A judge who’s calling escalating prices on the court’s time has given the parties in a bankruptcy proceeding just two weeks to file a joint litigation plan after he took over aggressive management of the case.
Ontario Superior Court Justice David Brown made the order in
Atlas Holdings v. Vratsidas last Thursday. It stemmed from the 2007 bankruptcy of Canaclean Building Services Inc., from which Atlas Holdings is seeking $251,000 in outstanding claims. According to the ruling, George Vratsidas and his family allegedly diverted Canaclean customers to a numbered company and later First Maintenance Solutions Ltd. that they had incorporated in the meantime.
But the dispute has since become bogged down in disputes over document production. In June, for example, the court ordered the defendants to provide information about its customers within 10 days of an Ontario Court of Appeal ruling in the case. The appeal court issued written reasons dismissing the appeal on Sept. 6, but First Maintenance and Vratsidas have only partially complied with the court order given their concern that the plaintiff is a competitor, Brown noted. In his ruling last week, Brown, citing the plaintiff’s agreement to restrict access to the documents to its own counsel, said the defendants had breached the court’s order.

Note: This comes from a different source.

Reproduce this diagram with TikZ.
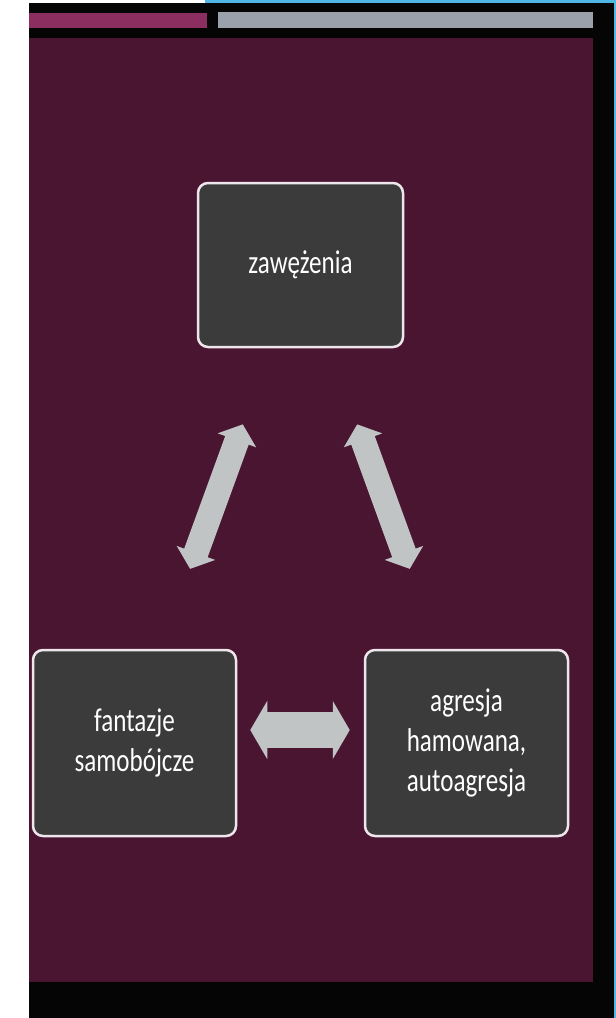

In response, Brown threatened to strike Vratsidas’ and First Maintenance’s defences. But instead, he granted the plaintiff access to the materials in question subject to the proposed restrictions. In doing so, he ordered the parties to meet by Dec. 7 in order to come up with a discovery plan, detail any motions they’re considering, address any unpaid costs awards, and come up with a date by which they’ll be ready to set the matter down for trial. At the same time, they must file a joint litigation plan by Dec. 9.
In issuing his ruling, Brown referred to strongly worded comments he has made about civil litigation in the past, including a paper he wrote in May on the sacred cows of the justice system he believes it’s time to do away with. Among his proposals, he would institute pricing for judicial time. In a wrongful dismissal action, for example, parties would have the right to one motion before trial. If they want to bring a second motion, they’d have to pay a higher filing fee. At the same time, he’d introduce incentives to move things along by granting priority in getting hearing dates for parties who agree to follow the rules.
“At the present time, the Superior Court of Justice is operating under conditions of scarcity of judicial resources relative to the demands generated by litigants in the system,” Brown writes in Atlas. “Just as when the price of gasoline increases, those who drive cars think a bit more carefully about how much to use the car and take some care in mapping out more efficient routes to follow when they do drive, so too, if the fees for hearings increase in proportion to the length of hearings, I have no doubt that litigants and their counsel will think more carefully about how to use hearing time.
“Under the present fee structure, they can essentially treat judicial time as free, and we are now witnessing chronic waste and misuse of judicial time by those who use the civil court system.”